Philae, Egypt  [ edit ]

Perhaps best known as a writer of nonsense verse, Edward Lear was also an accomplished landscape painter who journeyed to Egypt at least five times between 1849 and 1872. Lear was an inveterate traveler, in large part due to his ill heath: in addition to being an epileptic, he suffered from asthma and bronchitis, which were greatly exacerbated by the damp English climate. On returning from his first visit to the Middle East, in 1849, Lear expressed the aim of establishing himself as a painter of remote and unusual places. Until this point he had been self-taught, but in 1852 he met the Pre-Raphaelite artist William Holman Hunt, who was to have a profound effect on his art, providing Lear with technical advice on oils and demonstrating his techniques over the course of a summer spent painting together at a rented farmhouse in Sussex.
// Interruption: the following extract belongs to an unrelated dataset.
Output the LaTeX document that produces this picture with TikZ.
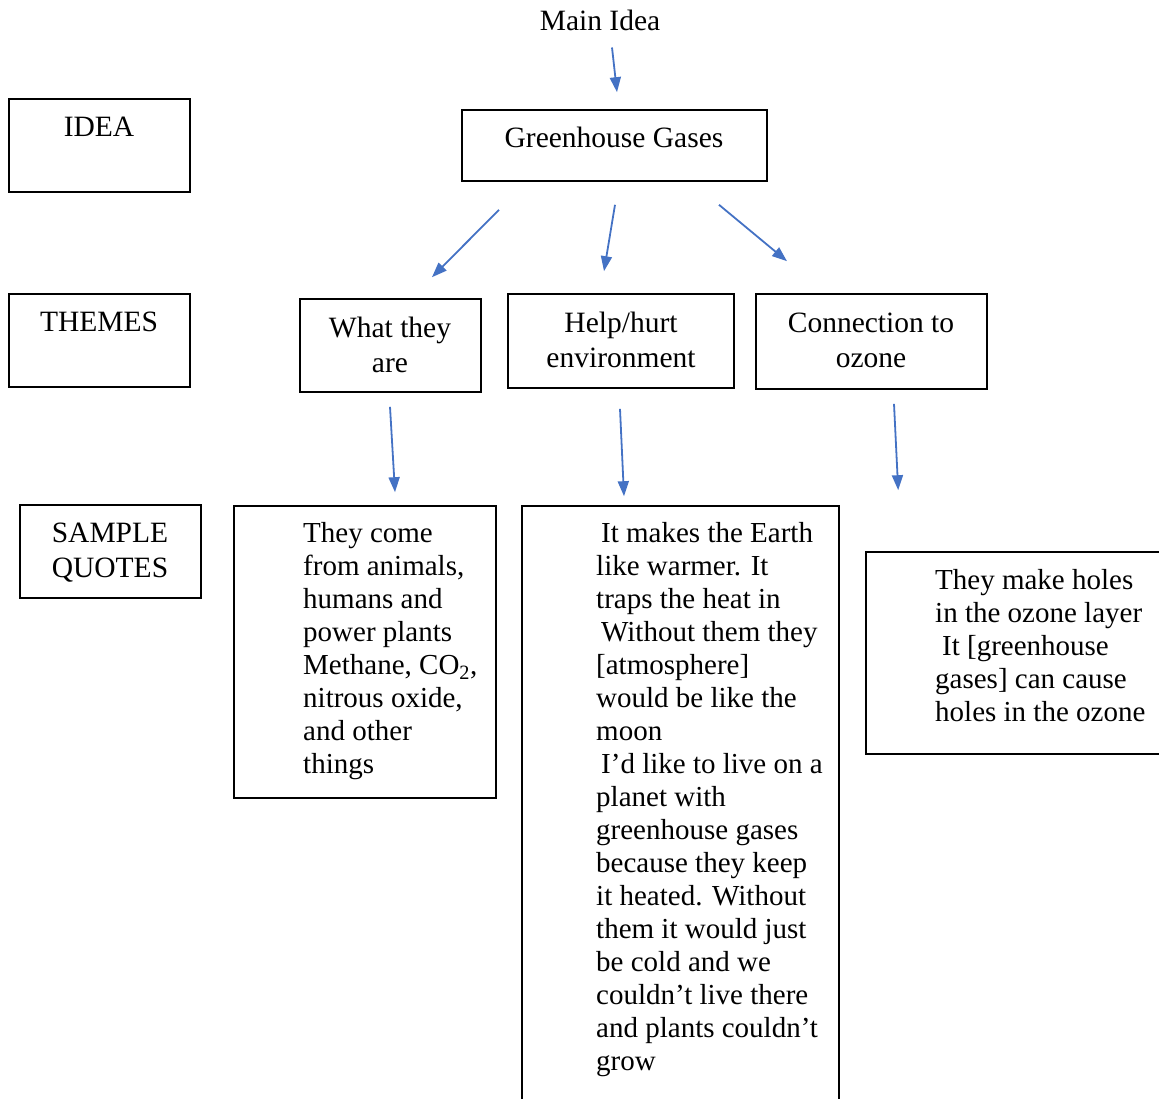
\documentclass[tikz,border=0pt]{standalone}
\usepackage{fontspec}
\setmainfont{Liberation Serif}
\usetikzlibrary{arrows.meta, positioning, calc, fit}
\definecolor{linkblue}{RGB}{68,114,196}
\tikzset{
    box/.style={ % Plain black frame
    draw,
    line width=1.6pt,
    inner sep=0pt},
    lbl/.style={ % One line of text, placed on its baseline
    inner sep=0pt,
    anchor=base,
    font=\fontsize{29.5}{33}\selectfont},
    twoline/.style={ % Centered two-line titles
    inner sep=0pt,
    anchor=north,
    align=center,
    font=\fontsize{29.5}{35}\selectfont},
    quotes/.style={ % Left aligned quotes
    inner sep=0pt,
    anchor=north west,
    align=left,
    font=\fontsize{29}{33}\selectfont},
    link/.style={ % Blue arrows
    draw=linkblue,
    line width=1.8pt,
    -{Triangle[length=15pt,width=11pt]}}}

\begin{document}
\begin{tikzpicture}[x=1pt,y=-1pt]
    \useasboundingbox (0,0) rectangle (1159,1099);
    \clip (0,0) rectangle (1159,1099);

    % Row labels
    \node[box, fit={(9,99) (190,192)}] (ideabox) {};
    \node[lbl] (ideatext) at (99,137) {IDEA};
    \node[box, fit={(9,294) (190,387)}] (themebox) {};
    \node[lbl] (themetext) at (99,331) {THEMES};
    \node[box, fit={(20,505) (201,598)}] (samplebox) {};
    \node[twoline] (sampletext) at (110,523) {SAMPLE\\QUOTES};

    % Main idea
    \node[lbl] (mainidea) at (600,31) {Main Idea};
    \node[box, fit={(462,110) (767,181)}] (gg) {};
    \node[lbl] (ggtext) at (614,148) {Greenhouse Gases};

    % Themes
    \node[box, fit={(300,299) (481,392)}] (what) {};
    \node[twoline] (whattext) at (390,317) {What they\\are};
    \node[box, fit={(508,294) (734,388)}] (help) {};
    \node[twoline] (helptext) at (621,312) {Help/hurt\\environment};
    \node[box, fit={(756,294) (987,389)}] (conn) {};
    \node[twoline] (conntext) at (871,313) {Connection to\\ozone};

    % Sample quotes
    \node[box, fit={(234,506) (496,798)}] (q1) {};
    \node[quotes] (q1text) at (303,522) {They come\\from animals,\\humans and\\power plants\\Methane, CO\textsubscript{2},\\nitrous oxide,\\and other\\things};
    \node[box, fit={(522,506) (839,1115)}] (q2) {};
    \node[quotes] (q2text) at (596,522) {\hspace*{5pt}It makes the Earth\\like warmer. It\\traps the heat in\\\hspace*{5pt}Without them they\\{}[atmosphere]\\would be like the\\moon\\\hspace*{5pt}I’d like to live on a\\planet with\\greenhouse gases\\because they keep\\it heated. Without\\them it would just\\be cold and we\\couldn’t live there\\and plants couldn’t\\grow};
    \node[box, fit={(866,552) (1175,754)}] (q3) {};
    \node[quotes] (q3text) at (935,569) {They make holes\\in the ozone layer\\\hspace*{7pt}It [greenhouse\\gases] can cause\\holes in the ozone};

    % Arrows
    \draw[link] ($(mainidea.south)+(12,16)$) -- ($(gg.north)+(2.5,-17)$);
    \draw[link] ($(gg.south)+(-115.5,28)$) -- ($(what.north)+(41.5,-21)$);
    \draw[link] ($(gg.south)+(0.5,23)$) -- ($(help.north)+(-17,-22)$);
    \draw[link] ($(gg.south)+(104.5,23)$) -- ($(conn.north)+(-84.5,-32)$);
    \draw[link] ($(what.south)+(-0.5,14)$) -- ($(q1.north)+(30,-13)$);
    \draw[link] ($(help.south)+(-1,20)$) -- ($(q2.north)+(-56.5,-9)$);
    \draw[link] ($(conn.south)+(22.5,14)$) -- ($(q3.north west)+(33,-61)$);
\end{tikzpicture}
\end{document}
Hunt’s influence can be clearly seen in this view of Philae, with its inclusion of mauves, pinks, oranges, and bright, vibrant greens.  Philae was a favorite site for Lear, who produced at least twenty oil paintings of the island; the island was also a popular subject for Orientalist painters who traveled to Egypt, including David Roberts (“The Island of Philae,” 1843) and Lord Frederick Leighton (“The Temple of Philae”, 1868).

For this work, Lear has chosen a distant view of the island of Philae, enabling the artist to capture the wild and sublime landscape of the First Cataract, the rocky barrier of the Nile that divided ancient Egypt from Nubia.  On the island itself, Lear has delineated the two sets of pylons of the temple of Isis, and to the left of the temple is the Kiosk of Trajan (“Pharaoh’s Bed”), one of the most distinctive features of Philae’s architectural ensemble (Catalog—Kiosk of Trajan).  The construction of successive dams at Aswan during the first half of the Twentieth Century flooded the temples of Philae Island for most of the year, and the Aswan High Dam would have doomed the monuments to complete destruction.  An international effort during the 1970’s moved the entire ensemble to the nearby island of Agilkia, a tourist destination that continues to inspire marvel to this day.

Date

1863

Dimensions

10 13/16 x 21in

Artist or Author

Edward Lear (1812-1888)

Provenance

British

Material

Oil on Canvas

Museum

Yale British Art Center

Accession Number

B1974.3.12


Herman De Meulenaere, Patrick Berko, and Viviane Berko, Ancient Egypt in Nineteenth Century Painting (Knokke-Zoute, Belguim: Berko, 1992).

Noakes, Vivien. “Lear, Edward (1812–1888),” Oxford Dictionary of National Biography. Oxford: Oxford University Press, 2004. Accessed July 2, 2012.